#### [What is expected]
Copy everything in the data below exactly except the pictures.

#### [Provided data]

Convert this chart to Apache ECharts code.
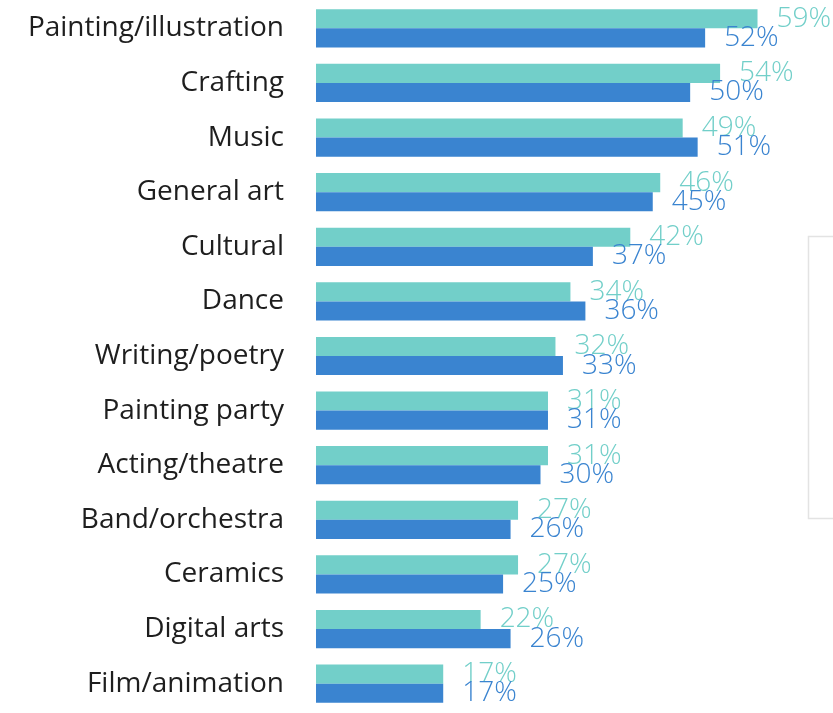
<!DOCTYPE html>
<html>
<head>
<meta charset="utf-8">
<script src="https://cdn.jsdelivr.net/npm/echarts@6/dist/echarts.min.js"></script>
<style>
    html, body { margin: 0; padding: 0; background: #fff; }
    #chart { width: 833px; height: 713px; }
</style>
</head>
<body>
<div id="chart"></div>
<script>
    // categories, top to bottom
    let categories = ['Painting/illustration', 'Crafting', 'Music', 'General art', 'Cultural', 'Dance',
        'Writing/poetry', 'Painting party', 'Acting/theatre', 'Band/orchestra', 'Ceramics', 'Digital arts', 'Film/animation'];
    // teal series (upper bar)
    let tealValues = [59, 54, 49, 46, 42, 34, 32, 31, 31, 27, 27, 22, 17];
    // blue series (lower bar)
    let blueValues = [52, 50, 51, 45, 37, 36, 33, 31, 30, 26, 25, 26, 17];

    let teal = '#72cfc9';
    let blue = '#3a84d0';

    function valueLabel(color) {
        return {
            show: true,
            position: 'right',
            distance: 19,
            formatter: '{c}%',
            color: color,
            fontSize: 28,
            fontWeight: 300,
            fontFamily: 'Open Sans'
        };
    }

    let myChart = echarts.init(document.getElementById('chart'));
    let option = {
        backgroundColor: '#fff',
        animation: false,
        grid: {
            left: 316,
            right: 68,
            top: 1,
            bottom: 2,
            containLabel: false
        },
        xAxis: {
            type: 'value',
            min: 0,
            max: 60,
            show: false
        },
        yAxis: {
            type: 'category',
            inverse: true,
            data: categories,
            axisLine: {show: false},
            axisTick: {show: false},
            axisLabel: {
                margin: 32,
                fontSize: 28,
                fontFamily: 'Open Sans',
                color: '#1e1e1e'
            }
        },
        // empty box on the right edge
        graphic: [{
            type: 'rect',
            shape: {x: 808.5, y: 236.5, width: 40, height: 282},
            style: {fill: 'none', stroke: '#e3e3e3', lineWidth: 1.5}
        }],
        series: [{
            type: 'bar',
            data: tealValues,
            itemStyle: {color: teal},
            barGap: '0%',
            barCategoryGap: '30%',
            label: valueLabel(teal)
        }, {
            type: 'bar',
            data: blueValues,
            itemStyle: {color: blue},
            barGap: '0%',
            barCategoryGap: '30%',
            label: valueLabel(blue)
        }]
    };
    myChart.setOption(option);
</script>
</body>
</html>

#### [Finished exercise]
Convert this chart to Apache ECharts code.
<!DOCTYPE html>
<html>
<head>
<meta charset="utf-8">
<script src="https://cdn.jsdelivr.net/npm/echarts@6/dist/echarts.min.js"></script>
<style>
    html, body { margin: 0; padding: 0; background: #fff; }
    #chart { width: 833px; height: 713px; }
</style>
</head>
<body>
<div id="chart"></div>
<script>
    // categories, top to bottom
    let categories = ['Painting/illustration', 'Crafting', 'Music', 'General art', 'Cultural', 'Dance',
        'Writing/poetry', 'Painting party', 'Acting/theatre', 'Band/orchestra', 'Ceramics', 'Digital arts', 'Film/animation'];
    // teal series (upper bar)
    let tealValues = [59, 54, 49, 46, 42, 34, 32, 31, 31, 27, 27, 22, 17];
    // blue series (lower bar)
    let blueValues = [52, 50, 51, 45, 37, 36, 33, 31, 30, 26, 25, 26, 17];

    let teal = '#72cfc9';
    let blue = '#3a84d0';

    function valueLabel(color) {
        return {
            show: true,
            position: 'right',
            distance: 19,
            formatter: '{c}%',
            color: color,
            fontSize: 28,
            fontWeight: 300,
            fontFamily: 'Open Sans'
        };
    }

    let myChart = echarts.init(document.getElementById('chart'));
    let option = {
        backgroundColor: '#fff',
        animation: false,
        grid: {
            left: 316,
            right: 68,
            top: 1,
            bottom: 2,
            containLabel: false
        },
        xAxis: {
            type: 'value',
            min: 0,
            max: 60,
            show: false
        },
        yAxis: {
            type: 'category',
            inverse: true,
            data: categories,
            axisLine: {show: false},
            axisTick: {show: false},
            axisLabel: {
                margin: 32,
                fontSize: 28,
                fontFamily: 'Open Sans',
                color: '#1e1e1e'
            }
        },
        // empty box on the right edge
        graphic: [{
            type: 'rect',
            shape: {x: 808.5, y: 236.5, width: 40, height: 282},
            style: {fill: 'none', stroke: '#e3e3e3', lineWidth: 1.5}
        }],
        series: [{
            type: 'bar',
            data: tealValues,
            itemStyle: {color: teal},
            barGap: '0%',
            barCategoryGap: '30%',
            label: valueLabel(teal)
        }, {
            type: 'bar',
            data: blueValues,
            itemStyle: {color: blue},
            barGap: '0%',
            barCategoryGap: '30%',
            label: valueLabel(blue)
        }]
    };
    myChart.setOption(option);
</script>
</body>
</html>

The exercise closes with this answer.